Machining round parts accurately across multiple operations
The more operations a round part sees, the more valuable a preserved reference becomes. A simple turned blank may move from lathe to mill to grinder and then back again for a finishing pass. Every transfer is a chance to lose position.
A disciplined process starts by deciding which feature is the master datum and which features depend on it. From there, keep the relationship visible and repeatable throughout the route. If the part must be removed for deburring, inspection or heat treatment, the reference should survive that interruption.
This is especially relevant for parts with flats, radial holes, slots, drive features or matched components. A small angular error in one operation can become a fit problem in assembly. You may still hold size and surface finish while failing the part functionally.
Inspection should confirm the setup, not rescue it
Inspection is often used to catch indexing errors after the fact. A better approach is to build the setup so the reference is controlled before cutting starts. Clocking diameters and probing features are useful checks, but they should verify a sound method, not compensate for a weak one.
When measuring cylindrical parts, pay attention to what you are actually confirming. Runout tells you about concentricity. It does not necessarily tell you whether an angular feature has returned to the correct position. Those are separate questions and they need separate controls.
Choosing the right level of control
Not every job needs the same solution. For a one-off sleeve with no timed features, simple concentric workholding may be enough. For a shaft with a milled flat clocked to a cross-drilled hole, repeatable indexing is essential. For short-batch production, the best answer is usually the one that balances accuracy with speed of handling.
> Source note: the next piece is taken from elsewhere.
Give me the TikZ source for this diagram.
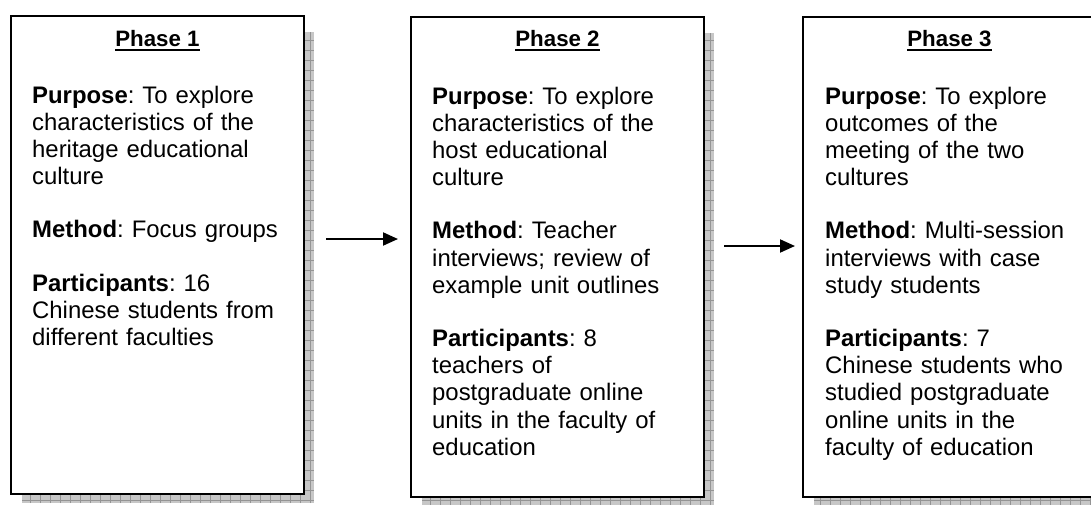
\documentclass[tikz,border=0pt]{standalone}
\usepackage{fontspec}
\setmainfont{Liberation Sans}
\frenchspacing
\usetikzlibrary{arrows.meta,backgrounds,calc}

\begin{document}
\begin{tikzpicture}[x=1pt,y=-1pt,
    phasebox/.style={draw,line width=2pt,fill=white,anchor=north west,minimum width=293pt,inner sep=0pt,outer sep=0pt},
    phasetitle/.style={font=\fontsize{22.3}{26}\selectfont\bfseries,anchor=base,inner sep=0pt},
    phasetext/.style={font=\fontsize{23.9}{27.2}\selectfont,anchor=base west,align=left,text width=280pt,inner sep=0pt},
    phaseshadow/.style={fill=black!22},
    phasegrid/.style={draw=black!42,line width=0.8pt},
    phasearrow/.style={-{Triangle[length=15pt,width=13pt]},line width=2pt}]
  \clip (0,0) rectangle (1091,504);

  \node[phasebox,minimum height=478pt] (p1) at (11,16) {};
  \node[phasebox,minimum height=480pt] (p2) at (411,17) {};
  \node[phasebox,minimum height=480pt] (p3) at (803,17) {};

  \begin{scope}[on background layer]
    \foreach \b in {p1,p2,p3} {
      \fill[phaseshadow] ($(\b.north west)+(11,16)$) rectangle ($(\b.south east)+(10,9)$);
      \draw[phasegrid,step=10pt] ($(\b.north west)+(11,16)$) grid ($(\b.south east)+(10,9)$);
    }
  \end{scope}

  \node[phasetitle] (h1) at ($(p1.north)+(0,30)$) {Phase 1};
  \node[phasetitle] (h2) at ($(p2.north)+(0,29)$) {Phase 2};
  \node[phasetitle] (h3) at ($(p3.north)+(0,29)$) {Phase 3};
  \foreach \h in {h1,h2,h3}
    \draw[line width=2pt] ($(\h.base west)+(0,3.5)$) -- ($(\h.base east)+(0,3.5)$);

  \node[phasetext] (b1) at ($(p1.north west)+(21,87)$) {%
    \textbf{Purpose}: To explore\\ characteristics of the\\ heritage educational\\ culture\\[26pt]
    \textbf{Method}: Focus groups\\[26pt]
    \textbf{Participants}: 16\\ Chinese students from\\ different faculties};
  \node[phasetext] (b2) at ($(p2.north west)+(21,87)$) {%
    \textbf{Purpose}: To explore\\ characteristics of the\\ host educational\\ culture\\[26pt]
    \textbf{Method}: Teacher\\ interviews; review of\\ example unit outlines\\[26pt]
    \textbf{Participants}: 8\\ teachers of\\ postgraduate online\\ units in the faculty of\\ education};
  \node[phasetext] (b3) at ($(p3.north west)+(22,87)$) {%
    \textbf{Purpose}: To explore\\ outcomes of the\\ meeting of the two\\ cultures\\[26pt]
    \textbf{Method}: Multi-session\\ interviews with case\\ study students\\[26pt]
    \textbf{Participants}: 7\\ Chinese students who\\ studied postgraduate\\ online units in the\\ faculty of education};

  \draw[phasearrow] ($(p1.east)+(22,-16)$) -- ($(p2.west)+(-13,-18)$);
  \draw[phasearrow] ($(p2.east)+(20,-11)$) -- ($(p3.west)+(-8,-11)$);
\end{tikzpicture}
\end{document}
That is why purpose-built tooling is often more economical than it first appears. A reliable indexing method can reduce scrap, shorten setup time and make results less dependent on individual operator technique. Rosenthal Products EU focuses on that exact gap in the process - keeping an accurate reference point on round material without making access to the workpiece awkward.
If accuracy problems keep appearing on cylindrical jobs, the answer is not always a more expensive machine or tighter inspection loop. Often it is a better way to hold on to the datum you already established. When the setup respects how round parts behave in the real world of handling, transfer and re-clamping, good parts stop being difficult and start being repeatable.